How commands are transmitted from the pilot to the drone
Information from the operator to the drone is transmitted through the chain: transmitter (TX) → protocol → receiver (RX).
FPV drones are controlled from a ground control station which, in its basic configuration, consists of a transmitter, video receiver, antenna, display devices (monitor, goggles, or helmet display), and a power source. The station may be portable with an integrated screen or stationary with a dedicated operator’s workspace. In all cases, it includes equipment that establishes a communication channel between the operator and the UAV.
Transmitters feature control elements (switches, joysticks, rotary controls) whose movement corresponds to specific commands. When the operator performs the required actions, the TX converts them into signals, encodes them, and sends them to the UAV. Since FPV drones do not include automated flight stabilisation or autopilot, and every manoeuvre and action is determined by the operator, piloting skills are critical.
Control signals are transmitted via a digital protocol with multiple channels, each carrying a specific command. A protocol defines the rules for signal transmission. Although many protocols exist, the most widely used are ExpressLRS (ELRS) and TBS Crossfire (TBS).
On board the UAV, a receiver (RX) for analogue or digital signals forwards the data to the flight controller (FC). The FC — a modular electronic board with a microprocessor — processes and interprets the data, changes flight modes, adjusts altitude, directs the drone, and executes commands. FPV antennas and transmitters operate in accordance with the rules defined by the control protocol.
You can read more about the principle of operation of these devices in the material about what is vtx or what is vrx.
ExpressLRS (ELRS) protocol: the new standard
ExpressLRS is currently the most popular protocol. It is open-source, allowing extensive configuration without restrictions, and is frequently updated. Its advantages include near-zero latency, long communication range even at moderate transmitter power, and low cost.
ELRS is compatible with 2.4 GHz and 868/915 MHz frequencies. The 2.4 GHz band provides considerable range but is better suited to open terrain due to lower penetration through physical obstacles.
For environments with buildings and obstructions, lower-frequency bands such as 868/915 MHz are preferable, offering greater range and better resistance to interference. However, these frequencies provide slower data transmission.
Due to the optimal balance between range and transmission speed, these frequencies have become standard within the Armed Forces of Ukraine, enabling FPV systems to be adapted to operational needs.
TBS Crossfire: a reliable classic
A slightly less flexible but highly stable protocol is TBS Crossfire, known for low latency. It is part of the TBS ecosystem, easy to configure, capable of very long range, and resistant to interference and noise. It operates exclusively on the 900 MHz band and is more expensive than ELRS.

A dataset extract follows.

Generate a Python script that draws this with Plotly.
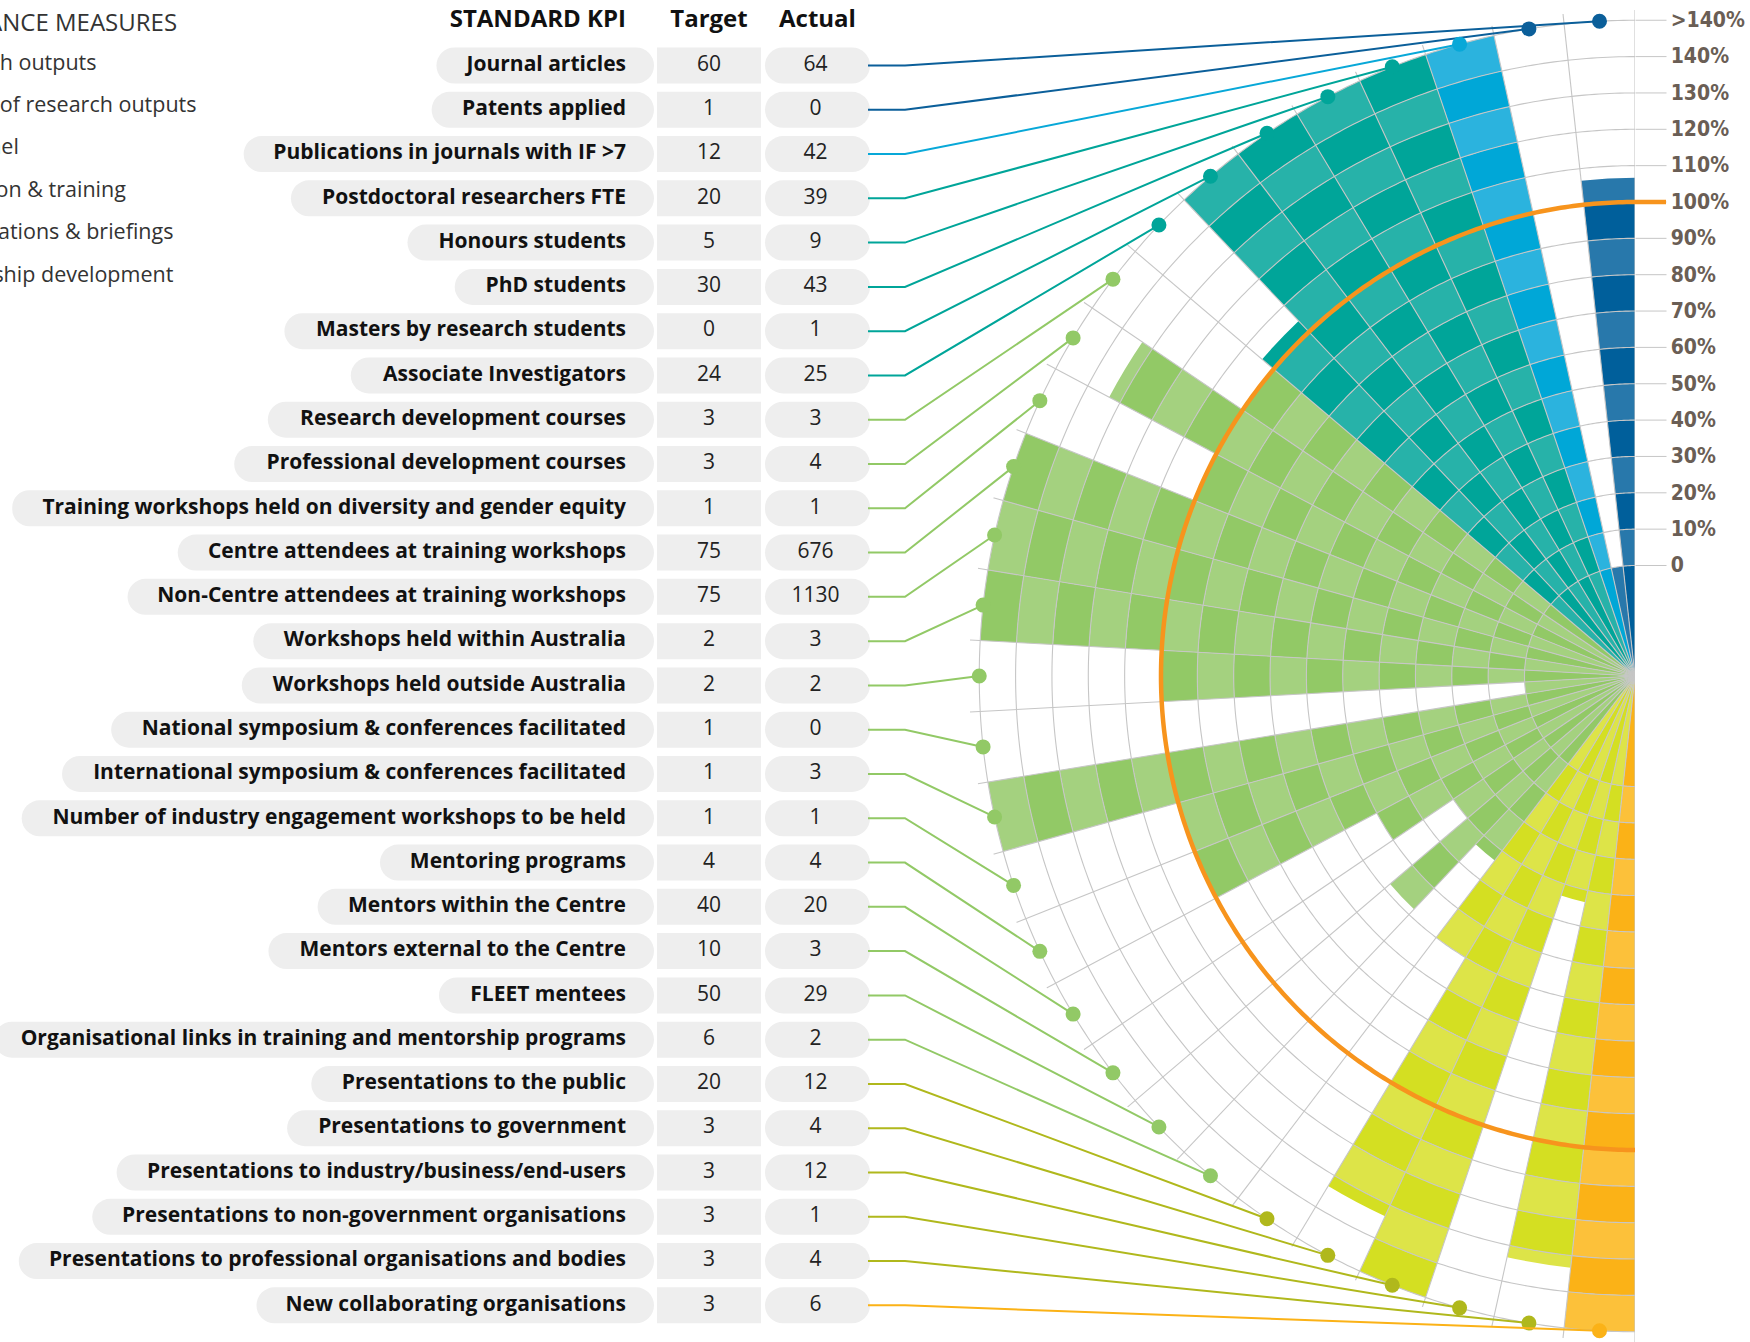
import math
import plotly.graph_objects as go

# ---------------------------------------------------------------- data
kpi_labels = [
    "Journal articles",
    "Patents applied",
    "Publications in journals with IF >7",
    "Postdoctoral researchers FTE",
    "Honours students",
    "PhD students",
    "Masters by research students",
    "Associate Investigators",
    "Research development courses",
    "Professional development courses",
    "Training workshops held on diversity and gender equity",
    "Centre attendees at training workshops",
    "Non-Centre attendees at training workshops",
    "Workshops held within Australia",
    "Workshops held outside Australia",
    "National symposium & conferences facilitated",
    "International symposium & conferences facilitated",
    "Number of industry engagement workshops to be held",
    "Mentoring programs",
    "Mentors within the Centre",
    "Mentors external to the Centre",
    "FLEET mentees",
    "Organisational links in training and mentorship programs",
    "Presentations to the public",
    "Presentations to government",
    "Presentations to industry/business/end-users",
    "Presentations to non-government organisations",
    "Presentations to professional organisations and bodies",
    "New collaborating organisations",
]
targets = [60, 1, 12, 20, 5, 30, 0, 24, 3, 3, 1, 75, 75, 2, 2, 1, 1, 1, 4, 40,
           10, 50, 6, 20, 3, 3, 3, 3, 3]
actuals = [64, 0, 42, 39, 9, 43, 1, 25, 3, 4, 1, 676, 1130, 3, 2, 0, 3, 1, 4, 20,
           3, 29, 2, 12, 4, 12, 1, 4, 6]
kpi_group = [0, 0, 1, 2, 2, 2, 2, 2,
             3, 3, 3, 3, 3, 3, 3, 3, 3, 3, 3, 3, 3, 3, 3,
             4, 4, 4, 4, 4, 5]

group_names = ["Research outputs", "Quality of research outputs", "Personnel",
               "Education & training", "Presentations & briefings",
               "Partnership development"]
group_dark = ["#005f9b", "#00a7d7", "#00a599", "#92c966", "#d4df22", "#fbb217"]
group_light = ["#2878ab", "#2bb3de", "#27b2a9", "#a4d17f", "#dde448", "#fcc13a"]
group_line = ["#0b5f9a", "#08a8d8", "#00a599", "#92c966", "#b0b81c", "#fbb217"]

tick_vals = [0, 10, 20, 30, 40, 50, 60, 70, 80, 90, 100, 110, 120, 130, 140, 150]
tick_text = ["0", "10%", "20%", "30%", "40%", "50%", "60%", "70%", "80%", "90%",
             "100%", "110%", "120%", "130%", "140%", ">140%"]
PCT_CAP = 140      # anything above this is drawn on the ">140%" ring
PCT_OVER = 150

# ---------------------------------------------------------------- geometry
W, H = 1750, 1342
CX, CY = 1635, 676            # centre of the half disc (px)
R_PX = 666                    # outer radius (px)
R_MIN, PX_PER_PCT = -30.4, 3.635
R_MAX = R_MIN + R_PX / PX_PER_PCT
N = len(kpi_labels)
STEP = 180.0 / N
thetas = [90 + (i + 0.5) * STEP for i in range(N)]
bounds = [90 + k * STEP for k in range(N + 1)]

ROW0, ROW_STEP = 65.5, 44.28
row_y = [ROW0 + i * ROW_STEP for i in range(N)]
LABEL_RIGHT = 626
CELL1_END = 654
TGT_X0, TGT_W = 657, 104
ACT_X0, ACT_W = 765, 105
PILL_H = 36
FONT_SIZE = 21


def pct_of(t, a):
    if t == 0:
        return PCT_OVER if a > 0 else 0
    p = a / t * 100.0
    return PCT_OVER if p > PCT_CAP else p


pcts = [pct_of(t, a) for t, a in zip(targets, actuals)]


def polar_px(r, th):
    rad = (r - R_MIN) / (R_MAX - R_MIN) * R_PX
    a = math.radians(th)
    return CX + rad * math.cos(a), CY - rad * math.sin(a)


# rough advance widths (em) for a bold humanist sans
_lw = dict(a=.59, b=.63, c=.52, d=.63, e=.60, f=.40, g=.56, h=.65, i=.30, j=.30,
           k=.62, l=.30, m=.98, n=.65, o=.62, p=.63, q=.63, r=.45, s=.51, t=.43,
           u=.65, v=.58, w=.86, x=.60, y=.58, z=.50)
_uw = dict(A=.70, B=.67, C=.64, D=.73, E=.56, F=.54, G=.72, H=.76, I=.36, J=.33,
           K=.67, L=.56, M=.93, N=.80, O=.78, P=.63, Q=.78, R=.66, S=.56, T=.58,
           U=.75, V=.66, W=.99, X=.66, Y=.63, Z=.58)


def text_width(s, size):
    w = 0.0
    for ch in s:
        if ch in _lw:
            w += _lw[ch]
        elif ch in _uw:
            w += _uw[ch]
        elif ch.isdigit():
            w += .57
        elif ch == " ":
            w += .26
        elif ch == "&":
            w += .75
        elif ch == "/":
            w += .38
        elif ch == "-":
            w += .32
        else:
            w += .57
    return w * size


fig = go.Figure()

# ---------------------------------------------------------------- table
cell_w = [text_width(s, FONT_SIZE) + 59 for s in kpi_labels]
fig.add_trace(go.Bar(orientation="h", y=row_y, x=[-w for w in cell_w],
                     base=[CELL1_END] * N, width=PILL_H,
                     marker=dict(color="#eeeeee", cornerradius=PILL_H / 2,
                                 line=dict(width=0)),
                     hoverinfo="skip", showlegend=False))
fig.add_trace(go.Bar(orientation="h", y=row_y, x=[TGT_W] * N, base=[TGT_X0] * N,
                     width=PILL_H,
                     marker=dict(color="#eeeeee", line=dict(width=0)),
                     hoverinfo="skip", showlegend=False))
fig.add_trace(go.Bar(orientation="h", y=row_y, x=[ACT_W] * N, base=[ACT_X0] * N,
                     width=PILL_H,
                     marker=dict(color="#eeeeee", cornerradius=PILL_H / 2,
                                 line=dict(width=0)),
                     hoverinfo="skip", showlegend=False))

fig.add_trace(go.Scatter(x=[LABEL_RIGHT] * N, y=row_y, mode="text", text=kpi_labels,
                         textposition="middle left",
                         textfont=dict(family="Open Sans", size=FONT_SIZE,
                                       color="#111111", weight=700),
                         hoverinfo="skip", showlegend=False))
fig.add_trace(go.Scatter(x=[TGT_X0 + TGT_W / 2] * N, y=row_y, mode="text",
                         text=[str(v) for v in targets], textposition="middle center",
                         textfont=dict(family="Open Sans", size=FONT_SIZE,
                                       color="#222222"),
                         hoverinfo="skip", showlegend=False))
fig.add_trace(go.Scatter(x=[ACT_X0 + ACT_W / 2 - 2] * N, y=row_y, mode="text",
                         text=[str(v) for v in actuals], textposition="middle center",
                         textfont=dict(family="Open Sans", size=FONT_SIZE,
                                       color="#222222"),
                         hoverinfo="skip", showlegend=False))

HEAD_Y = 21
fig.add_trace(go.Scatter(x=[LABEL_RIGHT], y=[HEAD_Y], mode="text",
                         text=["STANDARD KPI"], textposition="middle left",
                         textfont=dict(family="Open Sans", size=24, color="#111111",
                                       weight=700),
                         hoverinfo="skip", showlegend=False))
fig.add_trace(go.Scatter(x=[TGT_X0 + TGT_W / 2, ACT_X0 + ACT_W / 2], y=[HEAD_Y] * 2,
                         mode="text", text=["Target", "Actual"],
                         textposition="middle center",
                         textfont=dict(family="Open Sans", size=24, color="#111111",
                                       weight=700),
                         hoverinfo="skip", showlegend=False))

# ---------------------------------------------------------------- radial bars
seg = {}
for i, v in enumerate(pcts):
    g = kpi_group[i]
    pieces = [(-1, R_MIN, 0.0)]
    k = 0
    while 10 * k < v:
        pieces.append((k, 10.0 * k, min(10.0 * k + 10, v)))
        k += 1
    for kk, lo, hi in pieces:
        shade = "light" if (i + kk) % 2 == 0 else "dark"
        d = seg.setdefault((g, shade), dict(theta=[], r=[], base=[]))
        d["theta"].append(thetas[i])
        d["base"].append(lo)
        d["r"].append(hi - lo)

for (g, shade), d in seg.items():
    col = group_light[g] if shade == "light" else group_dark[g]
    fig.add_trace(go.Barpolar(theta=d["theta"], r=d["r"], base=d["base"],
                              width=[STEP] * len(d["r"]),
                              marker=dict(color=col, line=dict(width=0)),
                              hoverinfo="skip", showlegend=False))

# grid drawn over the bars: rings at every tick, spokes at every bar edge
arc = [90 + 0.5 * j for j in range(361)]
gr, gt = [], []
for tv in tick_vals:
    gr += [tv] * len(arc) + [None]
    gt += arc + [None]
for b in bounds:
    gr += [R_MIN, R_MAX, None]
    gt += [b, b, None]
fig.add_trace(go.Scatterpolar(r=gr, theta=gt, mode="lines",
                              line=dict(color="#c6c6c6", width=1.1),
                              hoverinfo="skip", showlegend=False))

# 100 % target ring
fig.add_trace(go.Scatterpolar(r=[100] * len(arc), theta=arc, mode="lines",
                              line=dict(color="#f7941d", width=4.5),
                              hoverinfo="skip", showlegend=False))

# ---------------------------------------------------------------- leaders & dots
shapes = []
for i in range(N):
    col = group_line[kpi_group[i]]
    dx, dy = polar_px(PCT_OVER, thetas[i])
    y = row_y[i]
    shapes.append(dict(type="path", xref="x", yref="y", layer="above",
                       path=f"M {ACT_X0 + ACT_W - 2},{y} L 905,{y} L {dx:.2f},{dy:.2f}",
                       line=dict(color=col, width=2)))
    shapes.append(dict(type="circle", xref="x", yref="y", layer="above",
                       x0=dx - 7.5, x1=dx + 7.5, y0=dy - 7.5, y1=dy + 7.5,
                       fillcolor=col, line=dict(width=0)))
tx, ty = polar_px(100, 90)
shapes.append(dict(type="line", xref="x", yref="y", layer="above",
                   x0=tx, x1=tx + 31, y0=ty, y1=ty,
                   line=dict(color="#f7941d", width=4.5)))

# ---------------------------------------------------------------- key (left)
annotations = [dict(xref="x", yref="y", x=179, y=21, xanchor="right", yanchor="middle",
                    text="PERFORMANCE MEASURES", showarrow=False,
                    font=dict(family="Open Sans", size=24, color="#333333"))]
key_right = [99, 199, 21, 128, 175, 176]
for j, name in enumerate(group_names):
    annotations.append(dict(xref="x", yref="y", x=key_right[j], y=61 + j * 42.4,
                            xanchor="right", yanchor="middle", text=name,
                            showarrow=False,
                            font=dict(family="Open Sans", size=21.5, color="#333333")))

fig.update_layout(
    width=W, height=H, margin=dict(l=0, r=0, t=0, b=0),
    paper_bgcolor="white", plot_bgcolor="white",
    barmode="overlay", showlegend=False,
    xaxis=dict(range=[0, W], domain=[0, 1], visible=False, fixedrange=True),
    yaxis=dict(range=[H, 0], domain=[0, 1], visible=False, fixedrange=True),
    polar=dict(
        domain=dict(x=[(CX - R_PX) / W, CX / W], y=[0, 1 - (CY - R_PX) / H]),
        sector=[90, 270], hole=0, bgcolor="rgba(0,0,0,0)", barmode="overlay",
        radialaxis=dict(range=[R_MIN, R_MAX], angle=90, side="clockwise",
                        tickmode="array", tickvals=tick_vals, ticktext=tick_text,
                        ticks="outside", ticklen=31, tickwidth=1, tickcolor="#c6c6c6",
                        tickangle=90, showline=False, showgrid=False,
                        tickfont=dict(family="DejaVu Sans Condensed, Liberation Sans Narrow, sans-serif",
                                      size=21, color="#6a5e55", weight=700)),
        angularaxis=dict(rotation=0, direction="counterclockwise", showline=False,
                         showgrid=False, ticks="", showticklabels=False),
    ),
    shapes=shapes, annotations=annotations,
)

fig.write_html("out.html")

Crossfire is a closed protocol, meaning its internal structure is not publicly accessible and custom configurations are not possible. However, the developers have carefully addressed user needs, and the system reliably meets most operational requirements. User feedback often highlights its simplicity compared to ELRS.
LoRa technology: the secret to long range
LoRa (Long Range) is an energy-efficient radio communication technology for extended distances. It dynamically adjusts data transmission speed depending on signal quality requirements and distance to the receiver. LoRa uses linear frequency modulation, ensuring high signal quality and resistance to interference and noise, even in obstructed environments.
ELRS vs Crossfire for combat use
ELRS is more affordable and accessible, with firmware that is continuously updated. It supports over 14 data types but does not include encryption, meaning transmitted data is not protected. Crossfire introduces slightly higher latency and cost but offers broader telemetry capabilities, seamless integration, and exceptional stability. Its simple configuration and ease of use are significant advantages.
| Characteristic | ExpressLRS (ELRS) | TBS Crossfire |
| Frequencies | 2.4 GHz / 868–915 MHz | 868–915 MHz |
| Openness | Open-source (free software) | Closed ecosystem |
| Update rate | Up to 1000 Hz (minimal latency) | Up to 150 Hz |
| Resistance to interference | High (flexible configuration) | High (stable modulation) |
| Setup complexity | Medium (requires flashing) | Low (plug & play) |
| Cost | Affordable (low receiver cost) | Higher (brand and reliability) |
It is important to note that a drone configured for ELRS is not compatible with TBS equipment, and vice versa.
Transmitter power and pilot safety
Transmitters are a critical part of the FPV system, as they carry the video signal from the drone’s camera to the ground station display (monitor, goggles, or helmet). Devices vary in output power, which determines their effective range. Even fibre-optic drones, such as the SkyCraft FOC-15.20-25, use these protocols to ensure precise remote control without risk to the operator, who remains at a safe distance from the operational area.
In combat conditions, ground stations are often located inside shelters or dugouts. Walls and structures can attenuate signals and reduce effective transmitter performance. To maximise technical capability, external or elevated antennas are commonly used.